A mascot can start as a joke and then turn into family. In Phoenix, that is what happened. The franchise opened a downtown ballpark in 1998, and the city gave it a short name. People called Bank One Ballpark by three letters. BOB. Someone said it out loud and pictured a bobcat on the rail. The team listened. The idea felt local. It felt light. It felt fun. Today the bobcat is the welcome at the gate and the grin in the fourth row. He shakes hands, waves a flag, and reminds people why they come to the park. The story sounds simple. The feeling is not. It ties a club to a city and a building to a memory that still feels close.

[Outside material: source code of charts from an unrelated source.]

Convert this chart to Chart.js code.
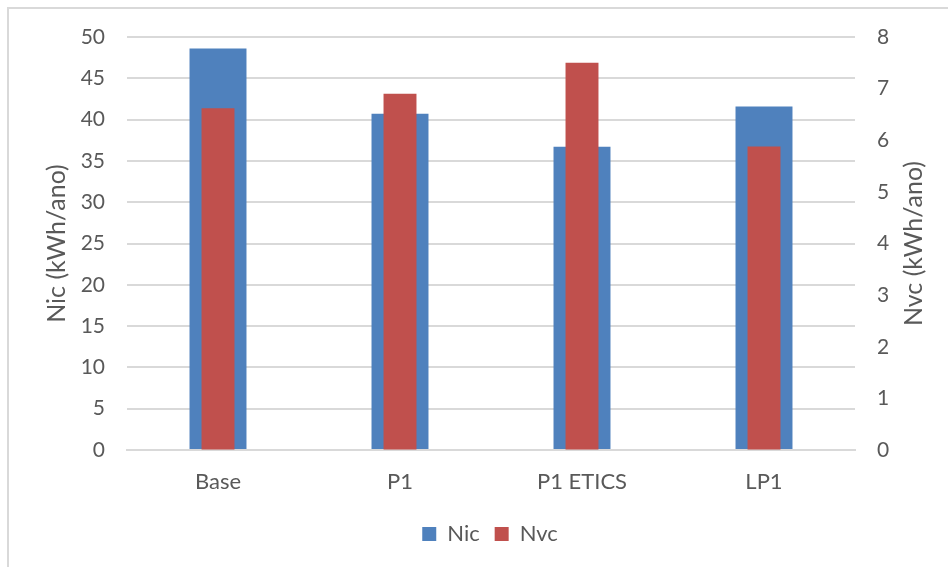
<!DOCTYPE html>
<html>
<head>
<meta charset="utf-8">
<script src="https://cdn.jsdelivr.net/npm/chart.js@4.4.1/dist/chart.umd.min.js"></script>
<style>
  html,body{margin:0;padding:0;background:#fff;overflow:hidden;}
  #wrap{position:relative;width:948px;height:567px;}
  #frame{position:absolute;left:7px;top:7px;width:980px;height:600px;border:2px solid #d9d9d9;box-sizing:border-box;}
  #chart{position:absolute;left:0;top:0;}
</style>
</head>
<body>
<div id="wrap">
  <div id="frame"></div>
  <canvas id="chart" width="948" height="567"></canvas>
</div>
<script>
/* ── data ── */
var categories = ['Base', 'P1', 'P1 ETICS', 'LP1'];
var nicValues  = [48.6, 40.7, 36.7, 41.6];   // kWh/ano, left axis
var nvcValues  = [6.62, 6.9, 7.5, 5.88];     // kWh/ano, right axis
var leftTicks  = [0, 50, 5];                 // min, max, step
var rightTicks = [0, 8, 1];

var FONT = 'Lato, "Open Sans", sans-serif';
var TXT = '#595959';
var GRID = '#d9d9d9';

// right axis title reads bottom-to-top like the left one
var rightTitle = {
  id: 'rightTitle',
  afterDraw: function(chart){
    var a = chart.chartArea, ctx = chart.ctx;
    ctx.save();
    ctx.translate(914, (a.top + a.bottom) / 2);
    ctx.rotate(-Math.PI / 2);
    ctx.fillStyle = TXT;
    ctx.font = '25px ' + FONT;
    ctx.textAlign = 'center';
    ctx.textBaseline = 'middle';
    ctx.fillText('Nvc (kWh/ano)', 0, 0);
    ctx.restore();
  }
};

// nudge the legend right, it sits off-centre in the original
var legendShift = {
  id: 'legendShift',
  afterLayout: function(chart){
    if(chart.legend){ chart.legend.left += 16; chart.legend.right += 16; }
  }
};

new Chart(document.getElementById('chart'), {
  type: 'bar',
  data: {
    labels: categories,
    datasets: [{
      label: 'Nic',
      data: nicValues,
      yAxisID: 'y',
      backgroundColor: '#4f81bd',
      barPercentage: 0.313,
      categoryPercentage: 1,
      grouped: false,
      order: 1
    }, {
      label: 'Nvc',
      data: nvcValues,
      yAxisID: 'y2',
      backgroundColor: '#c0504d',
      barPercentage: 0.181,
      categoryPercentage: 1,
      grouped: false,
      order: 0
    }]
  },
  options: {
    responsive: false,
    animation: false,
    layout: {padding: {left: 0, right: 0, top: 37, bottom: 12}},
    plugins: {
      legend: {
        position: 'bottom',
        labels: {
          color: TXT, font: {family: FONT, size: 22},
          boxWidth: 14, boxHeight: 14, padding: 15,
          sort: function(a, b){ return a.datasetIndex - b.datasetIndex; }
        }
      },
      tooltip: {enabled: false}
    },
    scales: {
      x: {
        grid: {display: false, drawTicks: false},
        border: {display: true, color: GRID, width: 2},
        ticks: {color: TXT, font: {family: FONT, size: 22}, padding: 19},
        afterFit: function(s){ s.height = 58; }
      },
      y: {
        position: 'left',
        min: leftTicks[0], max: leftTicks[1],
        ticks: {stepSize: leftTicks[2], color: TXT, font: {family: FONT, size: 21}, padding: 22},
        grid: {color: GRID, lineWidth: 2, drawTicks: false},
        border: {display: false},
        title: {display: true, text: 'Nic (kWh/ano)', color: TXT, font: {family: FONT, size: 25}, padding: {top: 42, bottom: 0}},
        afterFit: function(s){ s.width = 127; }
      },
      y2: {
        position: 'right',
        min: rightTicks[0], max: rightTicks[1],
        ticks: {stepSize: rightTicks[2], color: TXT, font: {family: FONT, size: 21}, padding: 22},
        grid: {drawOnChartArea: false, drawTicks: false},
        border: {display: false},
        afterFit: function(s){ s.width = 93; }
      }
    }
  },
  plugins: [rightTitle, legendShift]
});
</script>
</body>
</html>
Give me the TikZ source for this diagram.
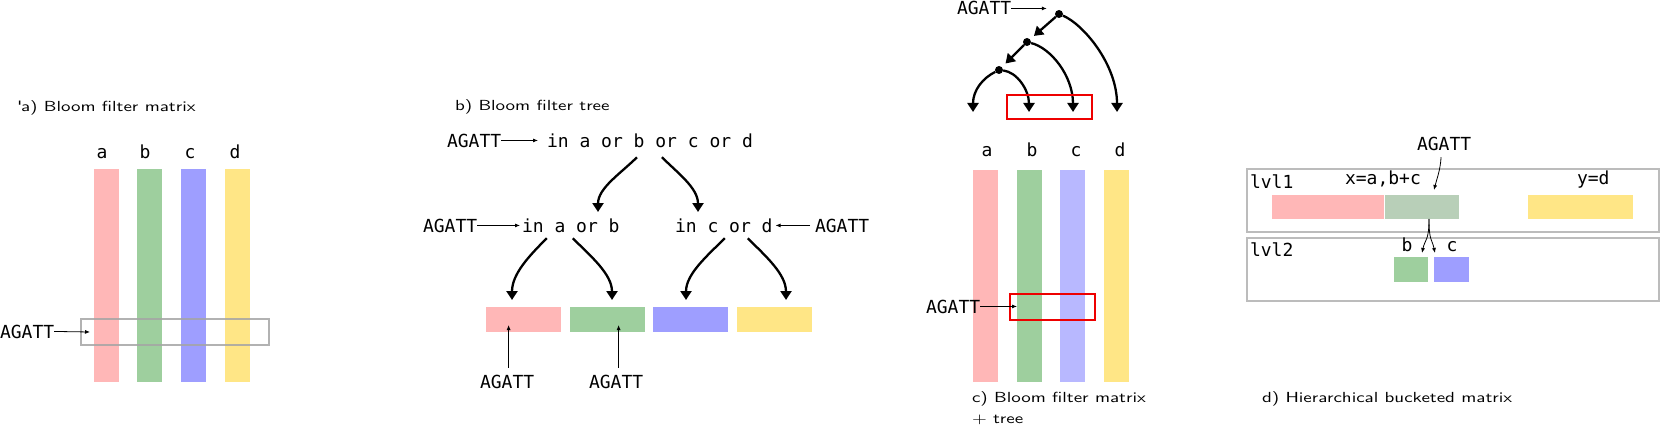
\documentclass[tikz,border=0pt]{standalone}
\usepackage{fontspec}
\setmonofont{DejaVu Sans Mono}
\newfontfamily\labfont{lmsans10-regular.otf}[FakeStretch=1.3]
\usetikzlibrary{arrows.meta}
\definecolor{cpink}{RGB}{255,183,183}
\definecolor{cgreen}{RGB}{158,207,158}
\definecolor{cblue}{RGB}{158,158,255}
\definecolor{cbluel}{RGB}{184,184,255}
\definecolor{cyellow}{RGB}{255,230,134}
\definecolor{cgreyg}{RGB}{184,207,184}
\definecolor{cgrayb}{RGB}{165,165,165}
\definecolor{cgrayl}{RGB}{188,188,188}
\definecolor{cred}{RGB}{238,0,0}
\begin{document}
\begin{tikzpicture}[x=1pt,y=-1pt,
  mono/.style={font=\fontsize{18}{20}\selectfont\ttfamily, inner sep=0pt, outer sep=0pt},
  lab/.style={font=\fontsize{14.6}{21}\selectfont\labfont, inner sep=0pt, outer sep=0pt},
  thinarr/.style={-{Latex[length=5pt,width=4pt]}, line width=0.8pt},
  thickarr/.style={-{Triangle[length=9pt,width=11pt]}, line width=2.3pt},
  blk/.style={inner sep=0pt, outer sep=0pt, anchor=north west},
  colbar/.style={blk, minimum width=25pt, minimum height=#1},
  hbox/.style={blk, minimum width=75pt, minimum height=25pt},
  dot/.style={circle, fill=black, inner sep=0pt, minimum size=8pt}
]
\useasboundingbox (0,0) rectangle (1660,425);

% ---------------- a) Bloom filter matrix
\node[lab, anchor=base west] (la) at (17,112) {\textquotesingle a) Bloom filter matrix};
\node[colbar=213pt, fill=cpink]   (a1) at (94,169) {};
\node[colbar=213pt, fill=cgreen]  (a2) at (137,169) {};
\node[colbar=213pt, fill=cblue]   (a3) at (181,169) {};
\node[colbar=213pt, fill=cyellow] (a4) at (225,169) {};
\node[mono, anchor=base] (la1) at (102,159) {a};
\node[mono, anchor=base] (la2) at (145,159) {b};
\node[mono, anchor=base] (la3) at (190,159) {c};
\node[mono, anchor=base] (la4) at (235,159) {d};
\node[blk, draw=cgrayb, opacity=.85, line width=2.5pt, minimum width=188pt, minimum height=26pt] (aq) at (81,319) {};
\node[mono, anchor=base west] (aag) at (0,338) {AGATT};
\coordinate (aend) at (90,332);
\draw[thinarr] (aag.east) -- (aend);

% ---------------- b) Bloom filter tree
\node[lab, anchor=base west] (lb) at (455,111) {b) Bloom filter tree};
\node[mono, anchor=base west] (bag1) at (447,147) {AGATT};
\node[mono, anchor=base west] (br1) at (547,147) {in a or b or c or d};
\draw[thinarr, shorten >=9pt] (bag1.east) -- (bag1.east -| br1.west);

\node[mono, anchor=base west] (bag2) at (423,232) {AGATT};
\node[mono, anchor=base west] (br2a) at (522,232) {in a or b};
\node[mono, anchor=base west] (br2b) at (675,232) {in c or d};
\node[mono, anchor=base west] (bag3) at (815,232) {AGATT};
\draw[thinarr, shorten >=2pt] (bag2.east) -- (bag2.east -| br2a.west);
\draw[thinarr, shorten <=5pt, shorten >=3pt] (bag3.west) -- (bag3.west -| br2b.east);

\coordinate (bt1) at (598,212);
\coordinate (bt2) at (698,212);
\draw[thickarr] ([shift={(-13,10)}]br1.south) .. controls +(-16,16) and +(0,-24) .. (bt1);
\draw[thickarr] ([shift={(12,10)}]br1.south) .. controls +(16,16) and +(0,-24) .. (bt2);

\node[hbox, fill=cpink]   (bb1) at (486,307) {};
\node[hbox, fill=cgreen]  (bb2) at (570,307) {};
\node[hbox, fill=cblue]   (bb3) at (653,307) {};
\node[hbox, fill=cyellow] (bb4) at (737,307) {};

\coordinate (bt3) at (512,300);
\coordinate (bt4) at (612,300);
\coordinate (bt5) at (686,300);
\coordinate (bt6) at (786,300);
\draw[thickarr] ([shift={(-24,6)}]br2a.south) .. controls +(-18,18) and +(0,-26) .. (bt3);
\draw[thickarr] ([shift={(2,6)}]br2a.south) .. controls +(18,18) and +(0,-26) .. (bt4);
\draw[thickarr] ([shift={(1,6)}]br2b.south) .. controls +(-18,18) and +(0,-26) .. (bt5);
\draw[thickarr] ([shift={(24,6)}]br2b.south) .. controls +(18,18) and +(0,-26) .. (bt6);

\node[mono, anchor=base west] (bag4) at (480,388) {AGATT};
\node[mono, anchor=base west] (bag5) at (589,388) {AGATT};
\draw[thinarr] ([shift={(1.5,-7)}]bag4.north) -- ([shift={(1.5,-7)}]bag4.north |- bb1.south);
\draw[thinarr] ([shift={(2.5,-7)}]bag5.north) -- ([shift={(2.5,-7)}]bag5.north |- bb2.south);

% ---------------- c) Bloom filter matrix + tree
\node[mono, anchor=base west] (cag1) at (957,15) {AGATT};
\node[dot] (n1) at (1059,14) {};
\node[dot] (n2) at (1027,42) {};
\node[dot] (n3) at (999,70) {};
\draw[thinarr, shorten >=8pt] (cag1.east) -- (cag1.east -| n1.west);
\draw[thickarr, shorten >=5pt] (n1) -- (n2);
\draw[thickarr, shorten >=5pt] (n2) -- (n3);
\coordinate (ct1) at (973,112);
\coordinate (ct2) at (1029,112);
\coordinate (ct3) at (1073,112);
\coordinate (ct4) at (1117,112);
\draw[thickarr] (n3) .. controls +(-16,8) and +(0,-22) .. (ct1);
\draw[thickarr] (n3) .. controls +(18,2) and +(0,-22) .. (ct2);
\draw[thickarr] (n2) .. controls +(24,6) and +(0,-36) .. (ct3);
\draw[thickarr] (n1) .. controls +(24,10) and +(0,-48) .. (ct4);
\node[blk, draw=cred, line width=2pt, minimum width=85pt, minimum height=24pt] (crt) at (1007,95) {};

\node[mono, anchor=base] (lc1) at (987,157) {a};
\node[mono, anchor=base] (lc2) at (1032,157) {b};
\node[mono, anchor=base] (lc3) at (1076,157) {c};
\node[mono, anchor=base] (lc4) at (1120,157) {d};
\node[colbar=212pt, fill=cpink]   (c1) at (973,170) {};
\node[colbar=212pt, fill=cgreen]  (c2) at (1017,170) {};
\node[colbar=212pt, fill=cbluel]  (c3) at (1060,170) {};
\node[colbar=212pt, fill=cyellow] (c4) at (1104,170) {};
\node[blk, draw=cred, line width=2pt, minimum width=85pt, minimum height=26pt] (crb) at (1010,294) {};
\node[mono, anchor=base west] (cag2) at (926,313) {AGATT};
\draw[thinarr] (cag2.east) -- (cag2.east -| c2.west);
\node[lab, anchor=base west] (lc) at (972,402.5) {c) Bloom filter matrix};
\node[lab, anchor=base west] (lc2b) at (972,423.5) {+ tree};

% ---------------- d) Hierarchical bucketed matrix
\node[blk, draw=cgrayl, line width=2pt, minimum width=412pt, minimum height=63pt] (lv1) at (1247,169) {};
\node[blk, draw=cgrayl, line width=2pt, minimum width=412pt, minimum height=63pt] (lv2) at (1247,238) {};
\node[mono, anchor=base west] (tl1) at (1250,188) {lvl1};
\node[mono, anchor=base west] (tl2) at (1250,256) {lvl2};
\node[mono, anchor=base west] (tx) at (1345,184) {x=a,b+c};
\node[mono, anchor=base west] (ty) at (1577,184) {y=d};
\node[mono, anchor=base west] (dag) at (1417,150) {AGATT};
\node[blk, fill=cpink,   minimum width=112pt, minimum height=24pt] (d1) at (1272,195) {};
\node[blk, fill=cgreyg,  minimum width=74pt,  minimum height=24pt] (d2) at (1385,195) {};
\node[blk, fill=cyellow, minimum width=105pt, minimum height=24pt] (d3) at (1528,195) {};
\node[blk, fill=cgreen,  minimum width=34pt,  minimum height=25pt] (d4) at (1394,257) {};
\node[blk, fill=cblue,   minimum width=35pt,  minimum height=25pt] (d5) at (1434,257) {};
\node[mono, anchor=base] (db) at (1407,251) {b};
\node[mono, anchor=base] (dc) at (1452,251) {c};
\coordinate (dt1) at (1434,190);
\coordinate (dt2) at (1422,253);
\coordinate (dt3) at (1435,253);
\draw[thinarr] ([shift={(-3,7)}]dag.south) .. controls +(-1,14) and +(3,-12) .. (dt1);
\draw[thinarr] ([xshift=7pt]d2.south) .. controls +(0,22) and +(3,-14) .. (dt2);
\draw[thinarr] ([xshift=7pt]d2.south) .. controls +(0,22) and +(-3,-14) .. (dt3);
\node[lab, anchor=base west] (ld) at (1262,402) {d) Hierarchical bucketed matrix};
\end{tikzpicture}
\end{document}
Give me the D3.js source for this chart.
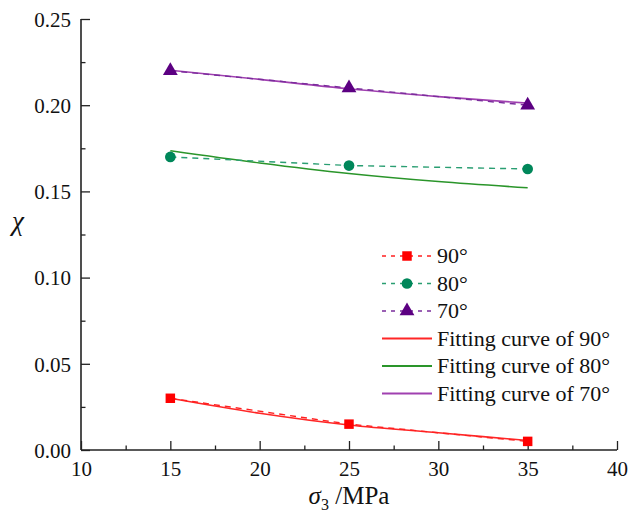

From BOB To Bobcat The Name Behind The Face
The name came from the building. The club played its first season in 1998 at Bank One Ballpark. Fans and local radio called it BOB. The sound turned into an image. A bobcat fit the letters. It also fit the desert. Team leaders wanted a friendly character for a young franchise, and the bobcat made sense. In 2000 the club introduced Baxter The Bobcat. He danced on the dugout roof, pointed to the crowd and hugged kids near the rail.
When the ballpark later became Chase Field, the character stayed. That choice kept a living link to the first years. Fans who grew up with Baxter brought younger siblings and then brought their own children. A single joke about three letters now had a face, a routine, and a place in the day. The park could change its sign and the team could change its roster. The bobcat still felt like home. That is the quiet power of an origin that people can say out loud. It travels well through time.
Moments That Made Baxter Real
Baxter became more than a suit because he kept showing up where it mattered. During home games he stops at his Den in the Sandlot, signs cards, and poses for photos. A shy kid leaves the line with a marker on a cap and a smile that takes the whole inning to fade. He leads flag waves after big hits and sprints along the warning track to pull the outfield seats into the noise. On theme nights he tosses shirts from the dugout roof. The toss is not the point. The point is the scramble and the laugh that follows.
He has a sense of play that fits the place. He will tiptoe behind an umpire during a review, match a dance step with a security guard, or pretend to call a pitch from the bullpen phone. Visiting players have tried friendly pranks and he plays along. He has helped with proposals on the concourse, held up a sign that reads Say Yes, and cheered when the answer came. On birthday weekends he greets lines of families before first pitch and turns the plaza into a small party.
Those little bits are not about the box score. They are about mood. People may forget who hit a double in the third. They do not forget when the mascot turned their row into a quick skit and made their section feel like its own club.
Why The Story Still Works Today
The tale lasts because it is easy to pass on. A parent explains that the old ballpark nickname was BOB. The child hears bobcat and points when Baxter walks by. The family finds the Sandlot, waits for the meet and greet, and leaves with a picture that ends up on the fridge. The routine gives first time visitors a way to belong by the fourth inning. It turns a large building into a place with corners that feel familiar.
Baxter also fits Arizona. The heat asks for short bursts of energy and clear joy. He pops in, does a bit, and moves on before the moment gets heavy. He also is part neighbor and part prank. Moreover, he makes far seats feel close and gives a traveling fan a reason to smile and a season ticket holder a reason to say remember when. In 2025 he still feels current because the core is honest. A city once called its park BOB. A simple thought became a character. The building changed names. The feeling did not. That is why a bobcat still makes sense in Phoenix baseball.